JOB -> Extract only the first line of the listing and every line after it up to and including the one with "anchor=base] (kriterietxt) at". Omit the pictures.

PROVIDED MATERIAL ->
## begin

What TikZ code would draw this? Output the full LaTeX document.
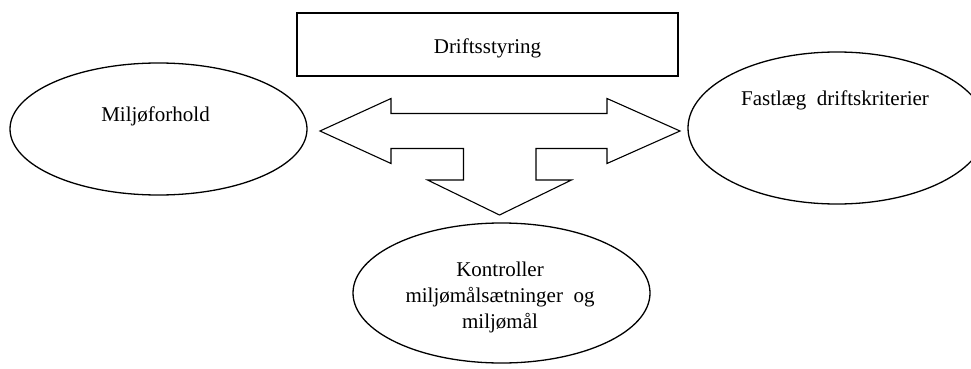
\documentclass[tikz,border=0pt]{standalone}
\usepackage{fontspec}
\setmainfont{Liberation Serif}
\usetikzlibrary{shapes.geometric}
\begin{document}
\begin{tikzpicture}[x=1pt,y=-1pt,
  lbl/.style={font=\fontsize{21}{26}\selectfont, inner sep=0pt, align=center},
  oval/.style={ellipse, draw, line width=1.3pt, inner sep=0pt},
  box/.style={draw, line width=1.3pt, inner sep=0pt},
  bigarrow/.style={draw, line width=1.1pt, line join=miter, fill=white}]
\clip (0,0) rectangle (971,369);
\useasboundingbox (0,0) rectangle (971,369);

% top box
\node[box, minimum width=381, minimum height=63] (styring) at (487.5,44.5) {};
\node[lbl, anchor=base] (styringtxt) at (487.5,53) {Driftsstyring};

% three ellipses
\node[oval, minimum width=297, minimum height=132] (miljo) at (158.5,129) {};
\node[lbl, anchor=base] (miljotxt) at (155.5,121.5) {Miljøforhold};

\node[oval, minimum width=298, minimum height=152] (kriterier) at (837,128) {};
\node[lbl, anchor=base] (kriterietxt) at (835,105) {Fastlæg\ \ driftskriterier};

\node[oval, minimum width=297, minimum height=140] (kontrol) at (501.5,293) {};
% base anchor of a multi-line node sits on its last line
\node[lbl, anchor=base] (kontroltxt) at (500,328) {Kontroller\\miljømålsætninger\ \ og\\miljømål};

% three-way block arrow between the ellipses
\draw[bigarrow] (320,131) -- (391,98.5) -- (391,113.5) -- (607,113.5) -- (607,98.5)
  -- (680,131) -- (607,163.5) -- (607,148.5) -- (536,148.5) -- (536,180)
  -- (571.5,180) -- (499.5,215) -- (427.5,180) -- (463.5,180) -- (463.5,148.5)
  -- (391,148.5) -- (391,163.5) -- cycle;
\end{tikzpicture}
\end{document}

## end

EXERCISE OUTPUT ->
What TikZ code would draw this? Output the full LaTeX document.
\documentclass[tikz,border=0pt]{standalone}
\usepackage{fontspec}
\setmainfont{Liberation Serif}
\usetikzlibrary{shapes.geometric}
\begin{document}
\begin{tikzpicture}[x=1pt,y=-1pt,
  lbl/.style={font=\fontsize{21}{26}\selectfont, inner sep=0pt, align=center},
  oval/.style={ellipse, draw, line width=1.3pt, inner sep=0pt},
  box/.style={draw, line width=1.3pt, inner sep=0pt},
  bigarrow/.style={draw, line width=1.1pt, line join=miter, fill=white}]
\clip (0,0) rectangle (971,369);
\useasboundingbox (0,0) rectangle (971,369);

% top box
\node[box, minimum width=381, minimum height=63] (styring) at (487.5,44.5) {};
\node[lbl, anchor=base] (styringtxt) at (487.5,53) {Driftsstyring};

% three ellipses
\node[oval, minimum width=297, minimum height=132] (miljo) at (158.5,129) {};
\node[lbl, anchor=base] (miljotxt) at (155.5,121.5) {Miljøforhold};

\node[oval, minimum width=298, minimum height=152] (kriterier) at (837,128) {};
\node[lbl, anchor=base] (kriterietxt) at (835,105) {Fastlæg\ \ driftskriterier};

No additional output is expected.